#### SET PROBLEM
Restate the opening lines of the material below word for word, stopping after the line that contains "ax.spines[side].set_linewidth(1.5)".

Records with drawing code
_ _ _

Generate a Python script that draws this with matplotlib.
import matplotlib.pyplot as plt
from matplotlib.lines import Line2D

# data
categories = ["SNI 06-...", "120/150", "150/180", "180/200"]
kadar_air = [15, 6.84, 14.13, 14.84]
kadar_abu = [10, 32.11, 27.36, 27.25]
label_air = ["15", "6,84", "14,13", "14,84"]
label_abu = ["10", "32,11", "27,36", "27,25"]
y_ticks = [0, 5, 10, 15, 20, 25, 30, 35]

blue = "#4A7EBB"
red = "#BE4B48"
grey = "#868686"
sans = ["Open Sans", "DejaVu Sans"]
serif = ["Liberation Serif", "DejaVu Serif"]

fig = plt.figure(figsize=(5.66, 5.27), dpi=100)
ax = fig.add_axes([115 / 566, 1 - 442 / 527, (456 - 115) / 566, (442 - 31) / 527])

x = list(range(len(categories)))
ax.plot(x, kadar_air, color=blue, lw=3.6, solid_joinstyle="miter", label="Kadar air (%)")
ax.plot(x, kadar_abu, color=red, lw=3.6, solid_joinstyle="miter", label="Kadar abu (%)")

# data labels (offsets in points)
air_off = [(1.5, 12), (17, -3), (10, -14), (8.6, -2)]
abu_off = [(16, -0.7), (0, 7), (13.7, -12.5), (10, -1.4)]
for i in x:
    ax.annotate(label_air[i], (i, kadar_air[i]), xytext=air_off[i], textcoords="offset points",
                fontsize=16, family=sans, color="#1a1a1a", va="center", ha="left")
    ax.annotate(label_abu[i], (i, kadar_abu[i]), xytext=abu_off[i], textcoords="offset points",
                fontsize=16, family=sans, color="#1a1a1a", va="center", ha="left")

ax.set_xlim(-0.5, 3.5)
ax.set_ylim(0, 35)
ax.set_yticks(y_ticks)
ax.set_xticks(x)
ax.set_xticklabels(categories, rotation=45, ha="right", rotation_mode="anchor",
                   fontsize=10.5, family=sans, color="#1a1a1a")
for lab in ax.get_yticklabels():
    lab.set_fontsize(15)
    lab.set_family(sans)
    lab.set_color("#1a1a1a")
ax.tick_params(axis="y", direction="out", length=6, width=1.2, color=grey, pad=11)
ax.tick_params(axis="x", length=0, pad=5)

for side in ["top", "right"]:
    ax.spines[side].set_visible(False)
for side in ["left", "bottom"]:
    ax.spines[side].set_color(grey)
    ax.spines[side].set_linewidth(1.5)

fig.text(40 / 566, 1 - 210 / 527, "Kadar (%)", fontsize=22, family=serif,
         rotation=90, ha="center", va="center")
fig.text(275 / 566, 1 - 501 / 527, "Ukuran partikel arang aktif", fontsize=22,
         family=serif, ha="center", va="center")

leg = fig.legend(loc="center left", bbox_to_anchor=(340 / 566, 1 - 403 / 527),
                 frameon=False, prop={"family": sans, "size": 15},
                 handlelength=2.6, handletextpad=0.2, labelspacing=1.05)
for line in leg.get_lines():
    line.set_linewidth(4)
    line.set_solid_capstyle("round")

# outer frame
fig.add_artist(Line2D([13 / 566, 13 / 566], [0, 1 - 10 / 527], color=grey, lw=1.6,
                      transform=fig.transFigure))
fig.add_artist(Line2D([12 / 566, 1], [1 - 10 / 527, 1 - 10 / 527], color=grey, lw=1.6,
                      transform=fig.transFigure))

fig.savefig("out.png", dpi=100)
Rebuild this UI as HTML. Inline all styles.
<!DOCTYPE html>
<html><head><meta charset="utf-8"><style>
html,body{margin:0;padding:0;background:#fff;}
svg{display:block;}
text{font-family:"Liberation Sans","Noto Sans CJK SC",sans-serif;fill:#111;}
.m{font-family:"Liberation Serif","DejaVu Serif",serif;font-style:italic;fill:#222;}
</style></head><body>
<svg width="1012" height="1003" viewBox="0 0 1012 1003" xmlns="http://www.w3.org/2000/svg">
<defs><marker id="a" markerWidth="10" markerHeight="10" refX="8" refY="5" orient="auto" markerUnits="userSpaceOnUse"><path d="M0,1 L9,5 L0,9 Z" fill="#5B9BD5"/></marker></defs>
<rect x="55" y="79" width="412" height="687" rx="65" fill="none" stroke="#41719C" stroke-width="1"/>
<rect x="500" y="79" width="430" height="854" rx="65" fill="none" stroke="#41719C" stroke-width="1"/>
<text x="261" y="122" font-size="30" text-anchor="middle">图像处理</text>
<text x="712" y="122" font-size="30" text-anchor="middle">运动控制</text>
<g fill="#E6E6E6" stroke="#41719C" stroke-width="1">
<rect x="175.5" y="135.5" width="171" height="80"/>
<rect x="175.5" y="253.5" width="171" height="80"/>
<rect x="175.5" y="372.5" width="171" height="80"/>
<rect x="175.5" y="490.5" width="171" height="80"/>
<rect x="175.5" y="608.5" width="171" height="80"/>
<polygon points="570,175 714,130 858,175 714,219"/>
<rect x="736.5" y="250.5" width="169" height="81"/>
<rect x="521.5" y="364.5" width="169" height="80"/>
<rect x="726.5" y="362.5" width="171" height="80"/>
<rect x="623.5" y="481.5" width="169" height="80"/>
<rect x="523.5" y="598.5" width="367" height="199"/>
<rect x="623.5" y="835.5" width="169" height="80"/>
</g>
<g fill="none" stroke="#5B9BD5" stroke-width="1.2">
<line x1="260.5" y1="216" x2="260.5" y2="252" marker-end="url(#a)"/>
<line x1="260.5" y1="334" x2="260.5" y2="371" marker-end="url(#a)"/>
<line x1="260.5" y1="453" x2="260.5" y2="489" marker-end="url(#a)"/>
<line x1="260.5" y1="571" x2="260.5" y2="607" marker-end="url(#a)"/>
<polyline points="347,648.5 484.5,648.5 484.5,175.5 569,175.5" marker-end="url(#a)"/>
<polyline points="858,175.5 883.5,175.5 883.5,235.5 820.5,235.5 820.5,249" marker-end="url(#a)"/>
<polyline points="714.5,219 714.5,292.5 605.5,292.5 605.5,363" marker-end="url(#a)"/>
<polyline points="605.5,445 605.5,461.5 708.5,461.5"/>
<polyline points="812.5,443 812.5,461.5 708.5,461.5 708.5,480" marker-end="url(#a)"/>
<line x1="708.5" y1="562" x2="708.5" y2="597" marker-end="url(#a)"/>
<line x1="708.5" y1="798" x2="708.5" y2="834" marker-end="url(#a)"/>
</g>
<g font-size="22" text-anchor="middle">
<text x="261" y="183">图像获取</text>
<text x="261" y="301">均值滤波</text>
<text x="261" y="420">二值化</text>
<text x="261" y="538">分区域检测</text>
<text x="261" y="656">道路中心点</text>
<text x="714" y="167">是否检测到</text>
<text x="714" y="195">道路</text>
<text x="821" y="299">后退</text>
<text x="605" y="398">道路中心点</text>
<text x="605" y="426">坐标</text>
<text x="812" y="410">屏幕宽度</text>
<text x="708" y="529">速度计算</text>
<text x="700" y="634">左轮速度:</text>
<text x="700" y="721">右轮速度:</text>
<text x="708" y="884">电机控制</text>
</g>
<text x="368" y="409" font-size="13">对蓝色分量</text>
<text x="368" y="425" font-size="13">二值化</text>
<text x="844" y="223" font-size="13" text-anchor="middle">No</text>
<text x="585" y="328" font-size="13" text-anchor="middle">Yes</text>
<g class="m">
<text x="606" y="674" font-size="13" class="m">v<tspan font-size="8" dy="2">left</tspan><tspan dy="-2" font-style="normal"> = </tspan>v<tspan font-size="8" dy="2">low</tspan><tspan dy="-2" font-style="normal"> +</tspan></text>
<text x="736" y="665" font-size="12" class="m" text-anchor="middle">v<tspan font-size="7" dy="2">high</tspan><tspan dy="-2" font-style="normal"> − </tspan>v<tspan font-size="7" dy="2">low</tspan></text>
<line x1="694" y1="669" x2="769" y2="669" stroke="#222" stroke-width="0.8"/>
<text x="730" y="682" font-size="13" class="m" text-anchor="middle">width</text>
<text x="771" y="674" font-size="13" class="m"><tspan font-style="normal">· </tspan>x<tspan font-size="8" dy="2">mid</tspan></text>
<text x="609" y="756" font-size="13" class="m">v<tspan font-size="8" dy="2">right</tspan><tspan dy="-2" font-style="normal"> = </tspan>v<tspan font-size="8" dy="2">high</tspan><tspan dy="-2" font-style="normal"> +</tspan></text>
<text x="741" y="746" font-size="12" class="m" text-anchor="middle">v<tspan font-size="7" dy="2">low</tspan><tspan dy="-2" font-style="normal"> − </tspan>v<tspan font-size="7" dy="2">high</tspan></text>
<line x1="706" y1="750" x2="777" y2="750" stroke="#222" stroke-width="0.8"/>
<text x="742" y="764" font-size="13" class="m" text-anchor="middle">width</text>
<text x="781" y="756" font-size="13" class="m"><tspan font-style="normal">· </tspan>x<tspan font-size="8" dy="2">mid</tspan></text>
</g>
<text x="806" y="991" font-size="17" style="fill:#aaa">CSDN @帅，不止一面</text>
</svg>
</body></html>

_ _ _

#### COMPLETED EXERCISE
Generate a Python script that draws this with matplotlib.
import matplotlib.pyplot as plt
from matplotlib.lines import Line2D

# data
categories = ["SNI 06-...", "120/150", "150/180", "180/200"]
kadar_air = [15, 6.84, 14.13, 14.84]
kadar_abu = [10, 32.11, 27.36, 27.25]
label_air = ["15", "6,84", "14,13", "14,84"]
label_abu = ["10", "32,11", "27,36", "27,25"]
y_ticks = [0, 5, 10, 15, 20, 25, 30, 35]

blue = "#4A7EBB"
red = "#BE4B48"
grey = "#868686"
sans = ["Open Sans", "DejaVu Sans"]
serif = ["Liberation Serif", "DejaVu Serif"]

fig = plt.figure(figsize=(5.66, 5.27), dpi=100)
ax = fig.add_axes([115 / 566, 1 - 442 / 527, (456 - 115) / 566, (442 - 31) / 527])

x = list(range(len(categories)))
ax.plot(x, kadar_air, color=blue, lw=3.6, solid_joinstyle="miter", label="Kadar air (%)")
ax.plot(x, kadar_abu, color=red, lw=3.6, solid_joinstyle="miter", label="Kadar abu (%)")

# data labels (offsets in points)
air_off = [(1.5, 12), (17, -3), (10, -14), (8.6, -2)]
abu_off = [(16, -0.7), (0, 7), (13.7, -12.5), (10, -1.4)]
for i in x:
    ax.annotate(label_air[i], (i, kadar_air[i]), xytext=air_off[i], textcoords="offset points",
                fontsize=16, family=sans, color="#1a1a1a", va="center", ha="left")
    ax.annotate(label_abu[i], (i, kadar_abu[i]), xytext=abu_off[i], textcoords="offset points",
                fontsize=16, family=sans, color="#1a1a1a", va="center", ha="left")

ax.set_xlim(-0.5, 3.5)
ax.set_ylim(0, 35)
ax.set_yticks(y_ticks)
ax.set_xticks(x)
ax.set_xticklabels(categories, rotation=45, ha="right", rotation_mode="anchor",
                   fontsize=10.5, family=sans, color="#1a1a1a")
for lab in ax.get_yticklabels():
    lab.set_fontsize(15)
    lab.set_family(sans)
    lab.set_color("#1a1a1a")
ax.tick_params(axis="y", direction="out", length=6, width=1.2, color=grey, pad=11)
ax.tick_params(axis="x", length=0, pad=5)

for side in ["top", "right"]:
    ax.spines[side].set_visible(False)
for side in ["left", "bottom"]:
    ax.spines[side].set_color(grey)
    ax.spines[side].set_linewidth(1.5)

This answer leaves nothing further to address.